WHAT THE TASK REQUIRES:
For the data below, work out how many lines include the string "script" and report only the number.
-- start DATA FOR THIS EXERCISE --
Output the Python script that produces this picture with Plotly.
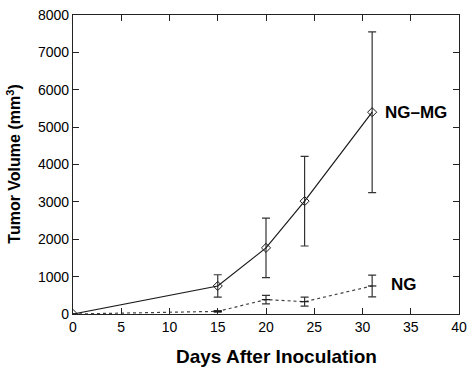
-- end DATA FOR THIS EXERCISE --
-- start DATA FOR THIS EXERCISE --
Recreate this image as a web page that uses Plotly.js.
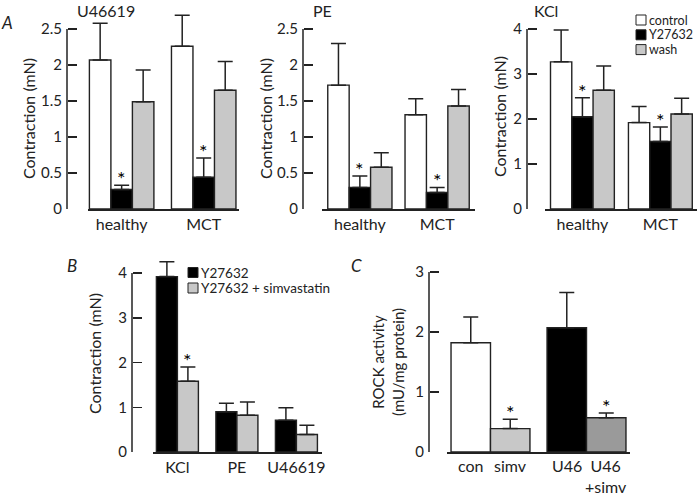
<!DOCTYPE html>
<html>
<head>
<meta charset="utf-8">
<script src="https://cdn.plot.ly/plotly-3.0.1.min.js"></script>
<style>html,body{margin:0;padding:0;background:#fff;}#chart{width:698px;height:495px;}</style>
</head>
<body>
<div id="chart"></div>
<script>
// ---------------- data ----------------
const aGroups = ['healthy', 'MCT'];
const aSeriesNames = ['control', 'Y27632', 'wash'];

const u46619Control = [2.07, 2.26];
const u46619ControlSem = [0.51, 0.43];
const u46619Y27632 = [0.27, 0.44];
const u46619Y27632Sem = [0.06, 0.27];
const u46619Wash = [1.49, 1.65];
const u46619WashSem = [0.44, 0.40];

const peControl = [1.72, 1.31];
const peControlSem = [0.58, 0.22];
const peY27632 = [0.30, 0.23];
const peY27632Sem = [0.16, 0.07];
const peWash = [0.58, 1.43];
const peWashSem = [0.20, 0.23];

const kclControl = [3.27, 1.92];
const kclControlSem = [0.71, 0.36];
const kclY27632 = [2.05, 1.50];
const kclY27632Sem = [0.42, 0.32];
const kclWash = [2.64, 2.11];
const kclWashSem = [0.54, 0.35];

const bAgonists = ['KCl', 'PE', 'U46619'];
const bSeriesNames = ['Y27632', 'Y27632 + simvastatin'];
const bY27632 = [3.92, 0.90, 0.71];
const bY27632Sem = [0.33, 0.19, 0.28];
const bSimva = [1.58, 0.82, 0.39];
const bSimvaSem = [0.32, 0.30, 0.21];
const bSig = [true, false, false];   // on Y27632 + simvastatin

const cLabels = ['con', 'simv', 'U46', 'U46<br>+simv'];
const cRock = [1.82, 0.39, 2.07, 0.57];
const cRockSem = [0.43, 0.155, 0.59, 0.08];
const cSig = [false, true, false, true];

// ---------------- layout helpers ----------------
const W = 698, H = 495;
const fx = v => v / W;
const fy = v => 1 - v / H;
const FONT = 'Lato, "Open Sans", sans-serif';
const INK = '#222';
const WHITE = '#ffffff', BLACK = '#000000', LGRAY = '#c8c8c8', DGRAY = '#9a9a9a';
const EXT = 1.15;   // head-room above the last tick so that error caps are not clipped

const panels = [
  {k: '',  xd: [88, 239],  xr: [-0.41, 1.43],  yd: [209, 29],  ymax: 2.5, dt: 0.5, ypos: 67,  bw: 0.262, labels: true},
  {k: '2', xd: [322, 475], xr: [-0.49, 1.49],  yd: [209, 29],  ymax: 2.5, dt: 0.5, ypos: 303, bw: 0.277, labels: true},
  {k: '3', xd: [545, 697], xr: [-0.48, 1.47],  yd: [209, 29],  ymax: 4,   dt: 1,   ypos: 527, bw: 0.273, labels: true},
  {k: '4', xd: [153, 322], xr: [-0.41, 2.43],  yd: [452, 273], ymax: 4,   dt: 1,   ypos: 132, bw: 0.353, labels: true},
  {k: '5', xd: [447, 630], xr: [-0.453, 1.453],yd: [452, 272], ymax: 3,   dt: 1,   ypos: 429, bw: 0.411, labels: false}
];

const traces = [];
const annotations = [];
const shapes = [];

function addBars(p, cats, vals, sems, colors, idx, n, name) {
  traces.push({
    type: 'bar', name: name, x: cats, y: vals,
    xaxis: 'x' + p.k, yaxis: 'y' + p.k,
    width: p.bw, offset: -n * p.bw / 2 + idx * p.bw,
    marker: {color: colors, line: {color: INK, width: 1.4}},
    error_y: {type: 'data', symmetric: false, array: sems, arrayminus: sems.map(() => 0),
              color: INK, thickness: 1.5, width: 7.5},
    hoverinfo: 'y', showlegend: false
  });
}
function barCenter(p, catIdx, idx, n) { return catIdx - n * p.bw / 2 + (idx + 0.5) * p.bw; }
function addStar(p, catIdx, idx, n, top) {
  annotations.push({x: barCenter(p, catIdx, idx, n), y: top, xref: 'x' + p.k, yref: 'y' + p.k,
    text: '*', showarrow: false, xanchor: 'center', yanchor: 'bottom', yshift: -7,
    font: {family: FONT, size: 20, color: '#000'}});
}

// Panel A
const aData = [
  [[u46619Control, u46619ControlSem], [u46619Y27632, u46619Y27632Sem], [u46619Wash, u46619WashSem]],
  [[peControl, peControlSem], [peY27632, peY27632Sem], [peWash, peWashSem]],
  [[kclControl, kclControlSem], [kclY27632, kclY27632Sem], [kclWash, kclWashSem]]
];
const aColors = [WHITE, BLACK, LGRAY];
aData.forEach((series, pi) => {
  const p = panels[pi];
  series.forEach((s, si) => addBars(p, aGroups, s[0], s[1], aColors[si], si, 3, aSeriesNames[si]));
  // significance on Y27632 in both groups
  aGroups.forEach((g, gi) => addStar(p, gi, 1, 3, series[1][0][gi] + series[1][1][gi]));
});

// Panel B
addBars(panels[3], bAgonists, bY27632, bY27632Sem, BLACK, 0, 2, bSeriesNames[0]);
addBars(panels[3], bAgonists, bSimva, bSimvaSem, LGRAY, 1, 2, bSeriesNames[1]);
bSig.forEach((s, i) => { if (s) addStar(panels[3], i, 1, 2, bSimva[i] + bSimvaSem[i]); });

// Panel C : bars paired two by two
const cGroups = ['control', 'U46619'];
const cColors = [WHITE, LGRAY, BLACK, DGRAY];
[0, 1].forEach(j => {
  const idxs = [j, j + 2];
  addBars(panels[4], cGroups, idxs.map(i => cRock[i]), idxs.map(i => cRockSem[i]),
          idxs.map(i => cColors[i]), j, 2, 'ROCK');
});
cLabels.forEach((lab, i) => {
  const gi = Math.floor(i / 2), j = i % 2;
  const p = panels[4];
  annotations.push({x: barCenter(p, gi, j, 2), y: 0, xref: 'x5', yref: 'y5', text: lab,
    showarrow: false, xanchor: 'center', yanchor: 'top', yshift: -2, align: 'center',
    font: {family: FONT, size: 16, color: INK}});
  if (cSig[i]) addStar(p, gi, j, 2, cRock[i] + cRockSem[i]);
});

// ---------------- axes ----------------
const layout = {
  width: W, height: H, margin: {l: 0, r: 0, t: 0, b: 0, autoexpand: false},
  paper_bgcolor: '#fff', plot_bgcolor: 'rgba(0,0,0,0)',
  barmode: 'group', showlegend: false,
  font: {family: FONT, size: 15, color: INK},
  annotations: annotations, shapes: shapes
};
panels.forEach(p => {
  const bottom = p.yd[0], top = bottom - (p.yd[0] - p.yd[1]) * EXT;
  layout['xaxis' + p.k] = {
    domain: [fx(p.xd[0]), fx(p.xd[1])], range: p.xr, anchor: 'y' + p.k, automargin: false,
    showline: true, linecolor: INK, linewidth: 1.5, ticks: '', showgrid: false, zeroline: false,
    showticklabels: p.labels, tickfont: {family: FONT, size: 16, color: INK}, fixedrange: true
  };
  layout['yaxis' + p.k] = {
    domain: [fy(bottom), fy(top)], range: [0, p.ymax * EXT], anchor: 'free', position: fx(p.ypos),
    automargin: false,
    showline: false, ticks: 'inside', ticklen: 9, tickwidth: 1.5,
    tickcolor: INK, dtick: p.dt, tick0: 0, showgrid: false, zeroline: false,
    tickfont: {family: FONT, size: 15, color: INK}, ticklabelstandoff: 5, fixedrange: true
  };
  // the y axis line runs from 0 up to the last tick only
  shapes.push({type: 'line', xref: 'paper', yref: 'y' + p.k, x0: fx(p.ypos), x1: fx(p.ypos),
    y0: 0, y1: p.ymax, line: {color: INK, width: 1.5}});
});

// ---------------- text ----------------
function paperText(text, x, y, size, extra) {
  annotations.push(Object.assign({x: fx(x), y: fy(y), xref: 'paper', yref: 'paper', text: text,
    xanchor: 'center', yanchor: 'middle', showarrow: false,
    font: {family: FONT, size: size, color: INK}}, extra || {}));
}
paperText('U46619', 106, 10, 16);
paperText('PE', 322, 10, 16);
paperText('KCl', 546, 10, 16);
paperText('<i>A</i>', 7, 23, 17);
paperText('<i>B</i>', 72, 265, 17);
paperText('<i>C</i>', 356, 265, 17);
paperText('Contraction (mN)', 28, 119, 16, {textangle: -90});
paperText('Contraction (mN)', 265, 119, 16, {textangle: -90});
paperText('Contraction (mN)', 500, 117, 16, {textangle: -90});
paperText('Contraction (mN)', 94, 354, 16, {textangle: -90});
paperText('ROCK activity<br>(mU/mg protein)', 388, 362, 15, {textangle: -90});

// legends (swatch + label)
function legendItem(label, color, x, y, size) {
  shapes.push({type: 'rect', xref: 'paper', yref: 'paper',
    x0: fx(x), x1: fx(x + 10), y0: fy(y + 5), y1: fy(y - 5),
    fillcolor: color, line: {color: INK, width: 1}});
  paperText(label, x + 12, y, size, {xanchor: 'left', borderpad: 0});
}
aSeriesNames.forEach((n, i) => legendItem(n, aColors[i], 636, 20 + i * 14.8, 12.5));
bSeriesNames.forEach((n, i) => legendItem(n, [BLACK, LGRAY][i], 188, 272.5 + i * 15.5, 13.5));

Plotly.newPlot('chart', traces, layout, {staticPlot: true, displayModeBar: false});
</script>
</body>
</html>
-- end DATA FOR THIS EXERCISE --
RESPONSE TO THE EXERCISE:
4